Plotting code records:

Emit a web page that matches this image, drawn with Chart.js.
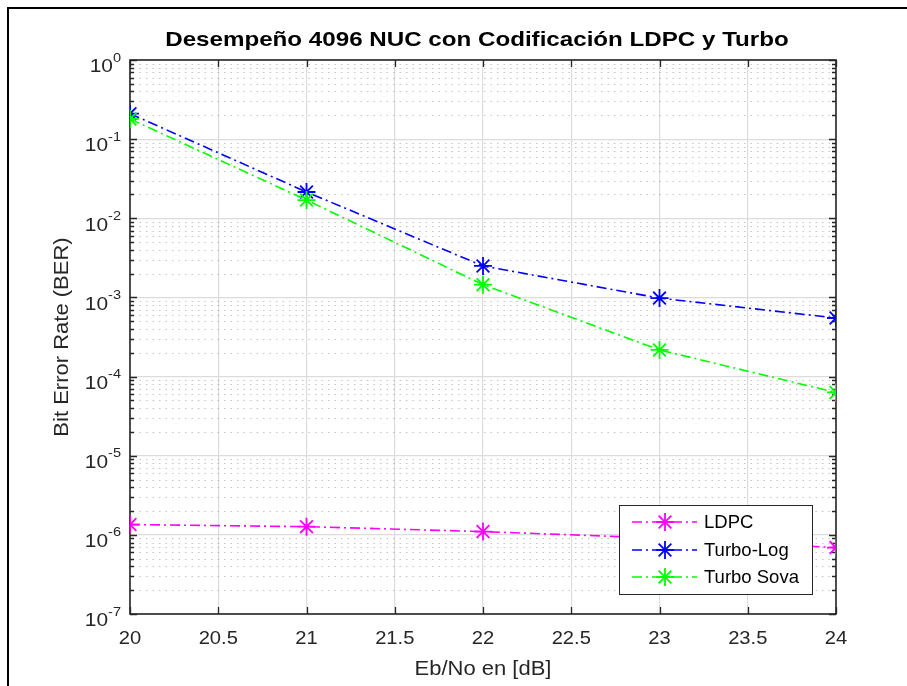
<!DOCTYPE html>
<html>
<head>
<meta charset="utf-8">
<script src="https://cdn.jsdelivr.net/npm/chart.js@4/dist/chart.umd.min.js"></script>
<style>
  html, body { margin: 0; padding: 0; background: #ffffff; }
  #wrap { width: 907px; height: 686px; position: relative; }
</style>
</head>
<body>
<div id="wrap"><canvas id="c" width="907" height="686"></canvas></div>
<script>
// Eb/No points (dB)
const ebno = [20, 21, 22, 23, 24];
// Bit error rate per coding scheme
const berLdpc = [1.35e-6, 1.27e-6, 1.1e-6, 9.1e-7, 6.9e-7];
const berTurboLog = [0.21, 0.0215, 0.0025, 9.8e-4, 5.5e-4];
const berTurboSova = [0.18, 0.017, 0.00145, 2.17e-4, 6.3e-5];

const seriesNames = ['LDPC', 'Turbo-Log', 'Turbo Sova'];
const seriesColors = ['#ff00ff', '#0000ff', '#00ff00'];

// Axis ticks
const xTicks = [20, 20.5, 21, 21.5, 22, 22.5, 23, 23.5, 24];
const yExponents = [0, -1, -2, -3, -4, -5, -6, -7];

const titleText = 'Desempeño 4096 NUC con Codificación LDPC y Turbo';
const xTitle = 'Eb/No en [dB]';
const yTitle = 'Bit Error Rate (BER)';

const AXIS = '#262626';
const FONT = '"Liberation Sans", Arial, Helvetica, sans-serif';
const DASH = [10, 4, 2, 4];

function toPoints(arr) { return ebno.map((x, i) => ({ x: x, y: arr[i] })); }

function makeSet(i, arr, order) {
  return {
    label: seriesNames[i],
    data: toPoints(arr),
    borderColor: seriesColors[i],
    backgroundColor: seriesColors[i],
    borderWidth: 1.6,
    borderDash: DASH,
    pointStyle: 'star',
    pointRadius: 9,
    pointHoverRadius: 9,
    pointBorderWidth: 1.8,
    pointBorderColor: seriesColors[i],
    tension: 0,
    fill: false,
    order: order
  };
}

// text helper with optional horizontal stretch
function text(ctx, str, x, y, font, align, sx) {
  ctx.save();
  ctx.font = font;
  ctx.textBaseline = 'middle';
  ctx.textAlign = 'left';
  const w = ctx.measureText(str).width * sx;
  let left = x;
  if (align === 'center') left = x - w / 2;
  else if (align === 'right') left = x - w;
  ctx.translate(left, y);
  ctx.scale(sx, 1);
  ctx.fillText(str, 0, 0);
  ctx.restore();
  return w;
}

function star(ctx, x, y, r, color) {
  ctx.save();
  ctx.strokeStyle = color;
  ctx.lineWidth = 1.8;
  ctx.setLineDash([]);
  ctx.beginPath();
  ctx.moveTo(x - r, y); ctx.lineTo(x + r, y);
  ctx.moveTo(x, y - r); ctx.lineTo(x, y + r);
  const d = r * Math.SQRT1_2;
  ctx.moveTo(x - d, y - d); ctx.lineTo(x + d, y + d);
  ctx.moveTo(x - d, y + d); ctx.lineTo(x + d, y - d);
  ctx.stroke();
  ctx.restore();
}

const figurePlugin = {
  id: 'figureDecor',
  beforeDraw(chart) {
    const ctx = chart.ctx;
    ctx.save();
    ctx.fillStyle = '#ffffff';
    ctx.fillRect(0, 0, chart.width, chart.height);
    // figure frame
    ctx.strokeStyle = '#000000';
    ctx.lineWidth = 2;
    ctx.strokeRect(8, 8, 1200, 1200);
    ctx.restore();
  },
  beforeDatasetsDraw(chart) {
    const ctx = chart.ctx;
    const xs = chart.scales.x, ys = chart.scales.y;
    const a = chart.chartArea;
    ctx.save();
    // minor dotted grid on the log axis
    ctx.strokeStyle = 'rgba(110,110,110,0.4)';
    ctx.lineWidth = 1;
    ctx.setLineDash([1.5, 5]);
    for (let e = -7; e < 0; e++) {
      for (let m = 2; m <= 9; m++) {
        const py = Math.round(ys.getPixelForValue(m * Math.pow(10, e))) + 0.5;
        ctx.beginPath();
        ctx.moveTo(a.left + 3, py);
        ctx.lineTo(a.right, py);
        ctx.stroke();
      }
    }
    ctx.setLineDash([]);
    // axes box
    ctx.strokeStyle = AXIS;
    ctx.lineWidth = 1.6;
    ctx.strokeRect(a.left, a.top, a.right - a.left, a.bottom - a.top);
    // inward ticks
    ctx.lineWidth = 1.3;
    ctx.beginPath();
    xTicks.forEach(v => {
      const px = Math.round(xs.getPixelForValue(v)) + 0.5;
      ctx.moveTo(px, a.bottom); ctx.lineTo(px, a.bottom - 7);
      ctx.moveTo(px, a.top); ctx.lineTo(px, a.top + 7);
    });
    for (let e = -7; e <= 0; e++) {
      const py = Math.round(ys.getPixelForValue(Math.pow(10, e))) + 0.5;
      ctx.moveTo(a.left, py); ctx.lineTo(a.left + 7, py);
      ctx.moveTo(a.right, py); ctx.lineTo(a.right - 7, py);
      if (e < 0) {
        for (let m = 2; m <= 9; m++) {
          const q = Math.round(ys.getPixelForValue(m * Math.pow(10, e))) + 0.5;
          ctx.moveTo(a.left, q); ctx.lineTo(a.left + 4, q);
          ctx.moveTo(a.right, q); ctx.lineTo(a.right - 4, q);
        }
      }
    }
    ctx.stroke();
    ctx.restore();
  },
  afterDraw(chart) {
    const ctx = chart.ctx;
    const xs = chart.scales.x, ys = chart.scales.y;
    const a = chart.chartArea;
    ctx.save();
    ctx.fillStyle = '#262626';
    // x tick labels
    xTicks.forEach(v => {
      text(ctx, String(v), xs.getPixelForValue(v), a.bottom + 25, '18px ' + FONT, 'center', 1.12);
    });
    // y tick labels 10^e
    yExponents.forEach(e => {
      const py = ys.getPixelForValue(Math.pow(10, e));
      const expStr = e === 0 ? '0' : '-' + Math.abs(e);
      const ew = text(ctx, expStr, a.left - 9, py - 2, '13px ' + FONT, 'right', 1.12);
      text(ctx, '10', a.left - 9 - ew, py + 7, '19px ' + FONT, 'right', 1.1);
    });
    // axis titles
    text(ctx, xTitle, (a.left + a.right) / 2, a.bottom + 55, '20px ' + FONT, 'center', 1.1);
    ctx.save();
    ctx.translate(62, (a.top + a.bottom) / 2);
    ctx.rotate(-Math.PI / 2);
    text(ctx, yTitle, 0, 0, '20px ' + FONT, 'center', 1.1);
    ctx.restore();
    // title
    ctx.fillStyle = '#000000';
    text(ctx, titleText, 477, 40, 'bold 21px ' + FONT, 'center', 1.15);

    // legend
    const lx = 619, ly = 505, lw = 193, lh = 89;
    ctx.fillStyle = '#ffffff';
    ctx.fillRect(lx, ly, lw, lh);
    ctx.strokeStyle = AXIS;
    ctx.lineWidth = 1;
    ctx.strokeRect(lx + 0.5, ly + 0.5, lw, lh);
    const rows = [522, 550, 577];
    seriesNames.forEach((name, i) => {
      const ry = rows[i];
      ctx.save();
      ctx.strokeStyle = seriesColors[i];
      ctx.lineWidth = 1.6;
      ctx.setLineDash(DASH);
      ctx.beginPath();
      ctx.moveTo(632, ry); ctx.lineTo(697, ry);
      ctx.stroke();
      ctx.restore();
      star(ctx, 665, ry, 9, seriesColors[i]);
      ctx.fillStyle = '#000000';
      text(ctx, name, 704, ry + 1, '18.5px ' + FONT, 'left', 1.0);
    });
    ctx.restore();
  }
};

const chart = new Chart(document.getElementById('c'), {
  type: 'line',
  data: {
    datasets: [
      makeSet(0, berLdpc, 2),
      makeSet(1, berTurboLog, 1),
      makeSet(2, berTurboSova, 0)
    ]
  },
  options: {
    responsive: false,
    animation: false,
    events: [],
    layout: { padding: { left: 130, top: 60, right: 71, bottom: 72 } },
    plugins: { legend: { display: false }, title: { display: false }, tooltip: { enabled: false } },
    scales: {
      x: {
        type: 'linear', min: 20, max: 24,
        afterFit(s) { s.height = 0; },
        afterBuildTicks(s) { s.ticks = xTicks.map(v => ({ value: v })); },
        ticks: { display: false },
        border: { display: false },
        grid: { color: '#dcdcdc', lineWidth: 1.2, drawTicks: false }
      },
      y: {
        type: 'logarithmic', min: 1e-7, max: 1,
        afterFit(s) { s.width = 0; },
        afterBuildTicks(s) { s.ticks = yExponents.map(e => ({ value: Math.pow(10, e) })); },
        ticks: { display: false },
        border: { display: false },
        grid: { color: '#dcdcdc', lineWidth: 1.2, drawTicks: false }
      }
    }
  },
  plugins: [figurePlugin]
});
</script>
</body>
</html>
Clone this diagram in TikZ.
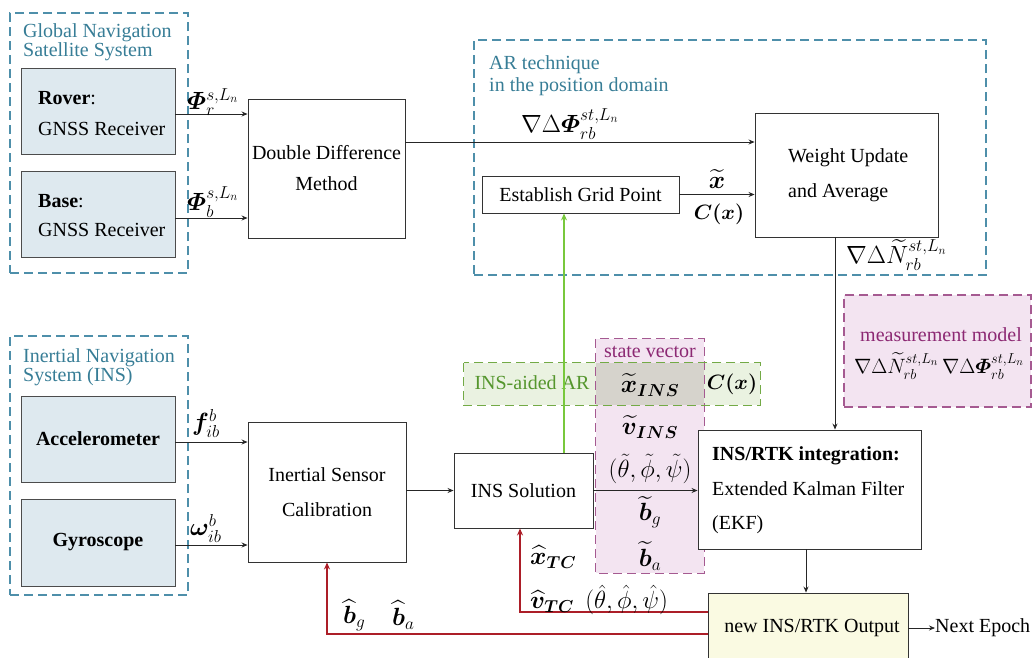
\documentclass[tikz,border=0pt]{standalone}
\usepackage{fontspec}
\setmainfont{Liberation Serif}
\usepackage{amsmath,bm}
\DeclareMathSizes{23}{23}{17}{13}
\DeclareMathSizes{20}{20}{15}{11}
\usetikzlibrary{arrows.meta}
\definecolor{teal1}{RGB}{78,143,170}
\definecolor{tealtxt}{RGB}{55,125,150}
\definecolor{boxblue}{RGB}{222,233,239}
\definecolor{gdash}{RGB}{115,170,70}
\definecolor{gtxt}{RGB}{85,150,45}
\definecolor{gfill}{RGB}{234,242,225}
\definecolor{pdash}{RGB}{165,90,145}
\definecolor{pfill}{RGB}{243,228,241}
\definecolor{ptxt}{RGB}{140,40,115}
\definecolor{ovlgray}{RGB}{214,211,204}
\definecolor{yfill}{RGB}{250,250,226}
\definecolor{fbred}{RGB}{172,30,40}
\definecolor{garrow}{RGB}{120,200,60}
\begin{document}
\begin{tikzpicture}[x=1pt,y=-1pt,
  every node/.style={inner sep=0pt, font=\fontsize{20}{24}\selectfont},
  blk/.style={draw=black!80, line width=0.9pt, fill=white},
  inbox/.style={draw=black!70, line width=0.9pt, fill=boxblue},
  grp/.style={draw=teal1, line width=1.1pt, dash pattern=on 9pt off 5pt},
  gtitle/.style={anchor=west, align=left, text=tealtxt},
  ml/.style={font=\fontsize{23}{23}\selectfont},
  mls/.style={font=\fontsize{20}{20}\selectfont},
  arr/.style={-{Stealth[length=6pt,width=5pt]}, line width=0.8pt, draw=black!85},
  redarr/.style={-{Stealth[length=7pt,width=6pt]}, line width=1.4pt, draw=fbred},
  garr/.style={-{Stealth[length=7pt,width=6pt]}, line width=1.1pt, draw=garrow},
  pborder/.style={draw=pdash, line width=1.1pt, dash pattern=on 9pt off 5pt},
  gborder/.style={draw=gdash, line width=1.1pt, dash pattern=on 9pt off 5pt}
]
\useasboundingbox (0,0) rectangle (1033,657);
\clip (0,0) rectangle (1033,657);

% group boxes
\node[grp, minimum width=178pt, minimum height=260pt] (gnss) at (99,143) {};
\node[grp, minimum width=512pt, minimum height=235pt] (ar) at (730,157.5) {};
\node[grp, minimum width=178pt, minimum height=259pt] (ins) at (99,465.5) {};
\node[gtitle, font=\fontsize{20}{18}\selectfont] (gnsst) at (23,42) {Global Navigation\\Satellite System};
\node[gtitle, font=\fontsize{20}{22}\selectfont] (art) at (489,76) {AR technique\\in the position domain};
\node[gtitle, font=\fontsize{20}{19}\selectfont] (inst) at (23,367.5) {Inertial Navigation\\System (INS)};

% state vector and INS-aided AR
\node[fill=gfill, minimum width=296pt, minimum height=42pt] (aid) at (612,384) {};
\node[fill=pfill, minimum width=108pt, minimum height=234pt] (sv) at (650,456) {};
\node[fill=ovlgray, minimum width=108pt, minimum height=42pt] (ovl) at (650,384) {};
\draw[pborder] (sv.north west) rectangle (sv.south east);
\draw[gborder] (aid.north west) rectangle (aid.south east);
\node[text=ptxt] (svt) at (650,352) {state vector};
\node[text=gtxt] (aidt) at (532,383) {INS-aided AR};

% measurement model
\node[fill=pfill, pborder, minimum width=187pt, minimum height=112pt] (mm) at (937.5,351) {};
\node[text=ptxt] (mmt) at (941,335) {measurement model};

% blocks
\node[inbox, minimum width=154pt, minimum height=86pt] (rover) at (98,111) {};
\node[inbox, minimum width=154pt, minimum height=86pt] (base) at (98,214) {};
\node[anchor=west, align=left, font=\fontsize{20}{31}\selectfont] (rovert) at (38,114) {\textbf{Rover}:\\GNSS Receiver};
\node[anchor=west, align=left, font=\fontsize{20}{29}\selectfont] (baset) at (38,216) {\textbf{Base}:\\GNSS Receiver};
\node[blk, minimum width=157pt, minimum height=139pt, align=center, font=\fontsize{20}{31}\selectfont] (dd) at (326.5,168.5) {Double Difference\\Method};
\node[blk, minimum width=197pt, minimum height=37pt] (egp) at (580.5,194.5) {Establish Grid Point};
\node[blk, minimum width=183pt, minimum height=124pt] (wu) at (846.5,175) {};
\node[anchor=west, align=left, font=\fontsize{20}{35}\selectfont] (wut) at (788,175.5) {Weight Update\\and Average};

\node[inbox, minimum width=154pt, minimum height=86pt] (acc) at (98,439) {\textbf{Accelerometer}};
\node[inbox, minimum width=154pt, minimum height=87pt] (gyro) at (98,542.5) {\textbf{Gyroscope}};
\node[blk, minimum width=158pt, minimum height=140pt, align=center, font=\fontsize{20}{35}\selectfont] (isc) at (327,492) {Inertial Sensor\\Calibration};
\node[blk, minimum width=139pt, minimum height=75pt] (inssol) at (523.5,490.5) {INS Solution};
\node[blk, minimum width=223pt, minimum height=119pt] (insrtk) at (809.5,489.5) {};
\node[anchor=west, align=left, font=\fontsize{20}{34.5}\selectfont] (insrtkt) at (712,490.5) {\textbf{INS/RTK integration:}\\Extended Kalman Filter\\(EKF)};
\node[draw=black!80, line width=0.9pt, fill=yfill, minimum width=200pt, minimum height=67pt] (output) at (808,626.5) {};
\node (outt) at (812,628) {new INS/RTK Output};
\node[anchor=west] (next) at (935,628) {Next Epoch};

% connectors
\draw[arr] ([yshift=-3pt]rover.east) -- ([yshift=-3pt]rover.east -| dd.west);
\draw[arr] ([yshift=-4pt]base.east) -- ([yshift=-4pt]base.east -| dd.west);
\draw[arr] ([yshift=-3pt]acc.east) -- ([yshift=-3pt]acc.east -| isc.west);
\draw[arr] ([yshift=-2.5pt]gyro.east) -- ([yshift=-2.5pt]gyro.east -| isc.west);
\draw[arr] ([yshift=26.5pt]dd.east) -- ([yshift=26.5pt]dd.east -| wu.west);
\draw[arr] (egp.east) -- (egp.east -| wu.west);
\draw[arr] ([xshift=-11.5pt]wu.south) -- ([xshift=-11.5pt]wu.south |- insrtk.north);
\draw[arr] ([xshift=-3.5pt]insrtk.south) -- ([xshift=-3.5pt]insrtk.south |- output.north);
\draw[arr] (next.west -| output.east) -- (next.west);
\draw[arr] (inssol.west -| isc.east) -- (inssol.west);
\draw[arr] (inssol.east) -- (inssol.east -| insrtk.west);
\draw[garr] ([xshift=40.5pt]inssol.north) -- ([xshift=40.5pt]inssol.north |- egp.south);
\draw[redarr] ([yshift=14.5pt]output.west) -| ([xshift=-3.5pt]inssol.south);
\draw[redarr] ([yshift=-7.5pt]output.west) -| (isc.south);

% labels
\node[ml, anchor=west] (lr) at (187,102) {$\boldsymbol{\varPhi}_r^{s,L_n}$};
\node[ml, anchor=west] (lb) at (187,202) {$\boldsymbol{\varPhi}_b^{s,L_n}$};
\node[ml, anchor=west] (ldd) at (521,124) {$\nabla\Delta\boldsymbol{\varPhi}_{rb}^{st,L_n}$};
\node[ml] (lxt) at (717,179) {$\widetilde{\boldsymbol{x}}$};
\node[mls] (lcx) at (719,214) {$\boldsymbol{C(x)}$};
\node[ml, anchor=west] (lnt) at (846,255) {$\nabla\Delta\widetilde{N}_{rb}^{st,L_n}$};
\node[mls] (lmm) at (939,366) {$\nabla\Delta\widetilde{N}_{rb}^{st,L_n}\,\nabla\Delta\boldsymbol{\varPhi}_{rb}^{st,L_n}$};
\node[ml, anchor=west] (lf) at (192,423) {$\boldsymbol{f}_{ib}^{b}$};
\node[ml, anchor=west] (lw) at (190,528) {$\boldsymbol{\omega}_{ib}^{b}$};
\node[ml, anchor=west] (lbg) at (343,615) {$\widehat{\boldsymbol{b}}_g$};
\node[ml, anchor=west] (lba) at (392,615) {$\widehat{\boldsymbol{b}}_a$};
\node[ml, anchor=west] (lxtc) at (530,557) {$\widehat{\boldsymbol{x}}_{\boldsymbol{TC}}$};
\node[ml, anchor=west] (lvtc) at (530,600) {$\widehat{\boldsymbol{v}}_{\boldsymbol{TC}}\ \ (\hat\theta,\hat\phi,\hat\psi)$};
\node[ml] (sx) at (650,385) {$\widetilde{\boldsymbol{x}}_{\boldsymbol{INS}}$};
\node[ml] (sv1) at (650,427) {$\widetilde{\boldsymbol{v}}_{\boldsymbol{INS}}$};
\node[ml] (sa) at (650,469) {$(\tilde\theta,\tilde\phi,\tilde\psi)$};
\node[ml] (sbg) at (650,512) {$\widetilde{\boldsymbol{b}}_g$};
\node[ml] (sba) at (650,556) {$\widetilde{\boldsymbol{b}}_a$};
\node[mls] (scx) at (732,384) {$\boldsymbol{C(x)}$};
\end{tikzpicture}
\end{document}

**Exercise prompt:** Scan the listing above and copy all lines containing the word "with".

**Exercise response:**
Emit a web page that matches this image, drawn with Chart.js.
// text helper with optional horizontal stretch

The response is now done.